5/10
Another Blockbuster from Monogram Studios.
18 October 2013
Warning: Spoilers
There's a good deal to be said in favor of uninspired B features like "Convict's Code." They filled the bottom bill of A features like, oh, "The Wizard of Oz" or "Drums Along the Mohawk." Sometimes visitors skipped the B features but mostly they were enjoyable and distracting preludes. They made the main features look brilliant by means of what psychologists call "successive contrast."

This is a good example of the type. It's fast, not a moment is wasted, the actors hit their marks, speak their lines the way actors spoke lines in 1939, with conviction but with few errors. The sets are sparse, the dialog instrumental. The whole point was to grind out a short and inexpensive movie of no discernible quality except the ability to make a few dollars for a poverty row house like Monogram -- best known for John Wayne westerns during the 30s.

It succeeds. Robert Kent has been unjustly framed for a crime. Sidney Blackmer rigged the jury in order to get Kent sent to jail for reasons having to do with betting on a football game.

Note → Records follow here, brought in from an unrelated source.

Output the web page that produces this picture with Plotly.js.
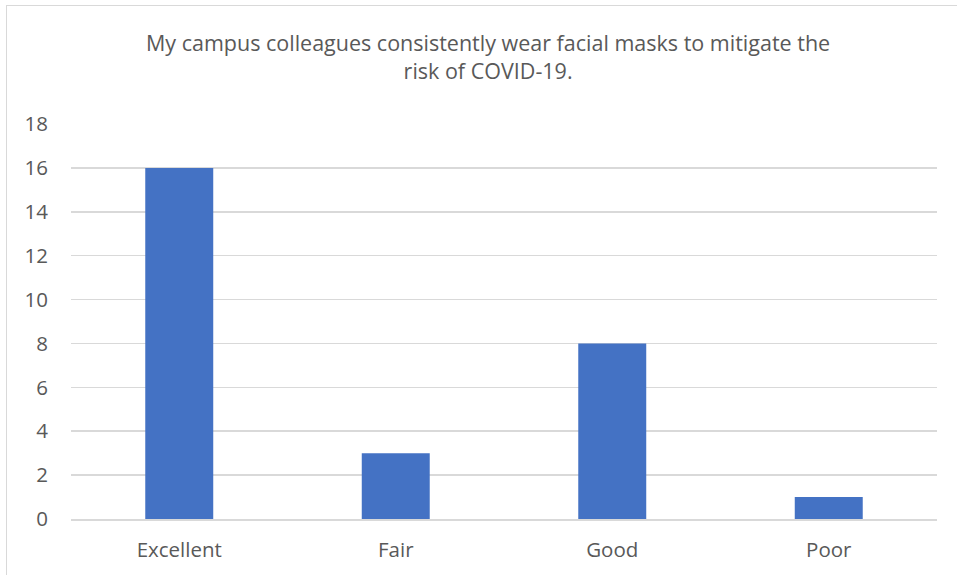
<!DOCTYPE html>
<html>
<head>
<meta charset="utf-8">
<script src="https://cdn.plot.ly/plotly-3.0.1.min.js"></script>
<style>
html,body{margin:0;padding:0;background:#fff;overflow:hidden;}
#chart{width:957px;height:575px;}
#frame{position:absolute;left:6px;top:5px;width:980px;height:600px;border:1.5px solid #d9d9d9;pointer-events:none;}
</style>
</head>
<body>
<div id="chart"></div>
<div id="frame"></div>
<script>
const categories = ["Excellent", "Fair", "Good", "Poor"];
const counts = [16, 3, 8, 1];
const yTicks = [0, 2, 4, 6, 8, 10, 12, 14, 16, 18];
const titleText = "My campus colleagues consistently wear facial masks to mitigate the<br>risk of COVID-19.";

const font = "'Open Sans', sans-serif";
const trace = {
  type: "bar",
  x: categories,
  y: counts,
  marker: {color: "#4472C4"},
  hoverinfo: "x+y"
};
const layout = {
  width: 957, height: 575,
  margin: {l: 71, r: 20, t: 124, b: 56},
  paper_bgcolor: "#fff", plot_bgcolor: "#fff",
  bargap: 0.686,
  showlegend: false,
  font: {family: font, color: "#595959", size: 20},
  title: {
    text: titleText,
    font: {family: font, size: 21.5, color: "#595959"},
    x: 0.51, xanchor: "center", xref: "container",
    y: 0.912, yanchor: "top", yref: "container"
  },
  xaxis: {
    type: "category",
    showgrid: false, zeroline: false,
    showline: true, linecolor: "#d9d9d9", linewidth: 1.5,
    ticks: "", ticklabelstandoff: 12,
    tickfont: {family: font, size: 20.5, color: "#595959"}
  },
  yaxis: {
    range: [0, 18],
    tickvals: yTicks,
    ticktext: yTicks.map(String),
    showgrid: true, gridcolor: "#d9d9d9", gridwidth: 1.5,
    zeroline: false, showline: false,
    ticks: "", ticklabelstandoff: 22,
    tickfont: {family: font, size: 20.5, color: "#595959"}
  }
};
Plotly.newPlot("chart", [trace], layout, {staticPlot: true, displayModeBar: false});
</script>
</body>
</html>
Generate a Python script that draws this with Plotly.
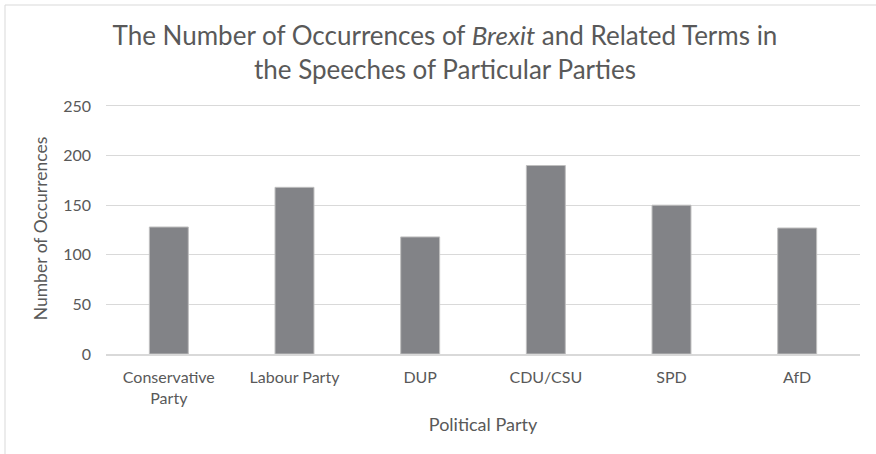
import plotly.graph_objects as go

parties = ["Conservative<br>Party", "Labour Party", "DUP", "CDU/CSU", "SPD", "AfD"]
occurrences = [128, 168, 118, 190, 150, 127]
y_ticks = [0, 50, 100, 150, 200, 250]
y_max = 253

W, H = 876, 454
L, R, T, B = 106, 16, 103, 100
pw, ph = W - L - R, H - T - B

fig = go.Figure()
fig.add_trace(go.Bar(
    x=parties, y=occurrences,
    marker=dict(color="#828387", line=dict(color="#bfbfbf", width=1)),
    width=0.31,
))

font = "Lato, 'Open Sans', sans-serif"
grey = "#595959"
fig.update_layout(
    width=W, height=H,
    margin=dict(l=L, r=R, t=T, b=B),
    paper_bgcolor="white", plot_bgcolor="white",
    showlegend=False,
    font=dict(family=font, color=grey, size=16),
    title=dict(
        text="The Number of Occurrences of <i>Brexit</i> and Related Terms in<br>the Speeches of Particular Parties",
        x=445 / W, xanchor="center", y=1 - 45 / H, yanchor="middle",
        font=dict(size=26, color=grey, family=font),
    ),
    xaxis=dict(
        showgrid=False, showline=True, linecolor="#d9d9d9", linewidth=2,
        ticks="", tickfont=dict(size=16, color=grey),
        ticklabelstandoff=8,
        title=dict(text="Political Party", font=dict(size=18, color=grey), standoff=12),
    ),
    yaxis=dict(
        range=[0, y_max], tickvals=y_ticks, showgrid=True, gridcolor="#d9d9d9", gridwidth=1,
        zeroline=False, ticks="", tickfont=dict(size=16, color=grey),
        ticklabelstandoff=14,
        title=dict(text="Number of Occurrences", font=dict(size=17.5, color=grey), standoff=11),
    ),
)

# chart frame border
x0 = (5 - L) / pw
y1 = (H - 5 - B) / ph
fig.add_shape(type="rect", xref="paper", yref="paper",
              x0=x0, x1=(W + 20 - L) / pw, y0=(-20 - B) / ph, y1=y1,
              line=dict(color="#d9d9d9", width=1), fillcolor="rgba(0,0,0,0)", layer="below")

fig.write_html("out.html")
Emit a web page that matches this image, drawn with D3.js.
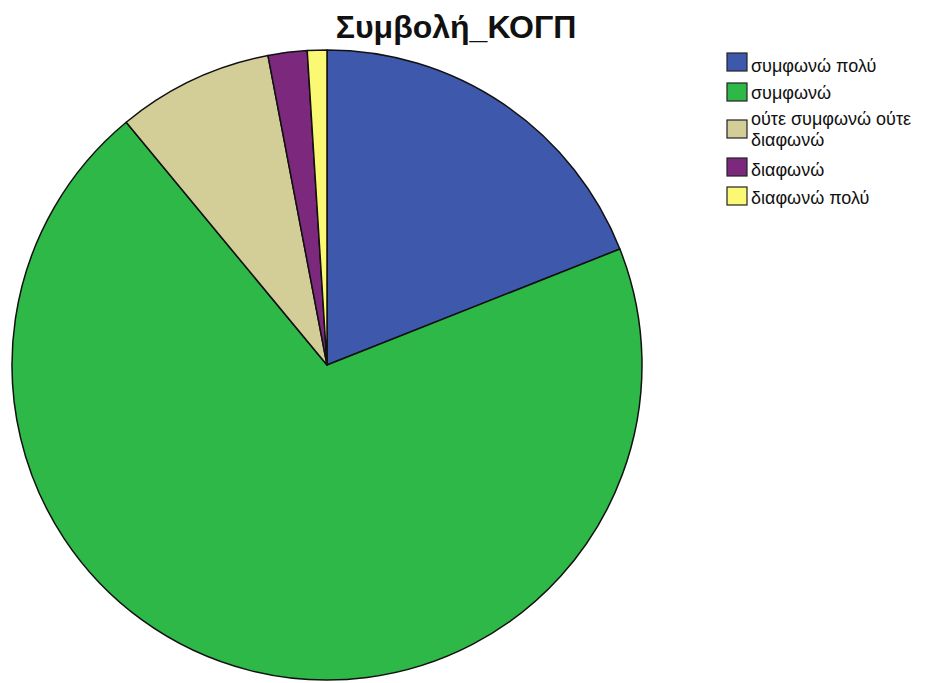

Released on parole, Kent takes a lot of chances trying to track down the corrupted jury. He never does find any, and the focus of the movie shifts to his love affair with Anne Nagel who, by coincidence is Sidney Blackmer's favorite little sister.

Nagel knows nothing of Blackmer's criminal interference with the judicial process, and in fact she and Blackmer are quite affectionate towards each other. Not to the extent that Tony Camonte was affectionate towards HIS sister, Anne Dvorak in "Scarface," but still -- Well, there are secrets kept and intrigues plotted and a murder or two takes place but it all ends happily.

Nagel deserves a few lines. She's attractive in a curiously ordinary way. But her voice is magnetic. Her diction is perfect, her phonemes immaculate, as if she had spent her youth in one elocution class after another. She firm, candid, innocent, yet a take-charge sort of woman. It's an appealing portrait.

In the end it's a modest and routine story of a man on parole and the ways in which that liminal state encumbers his attempt to prove his own innocence.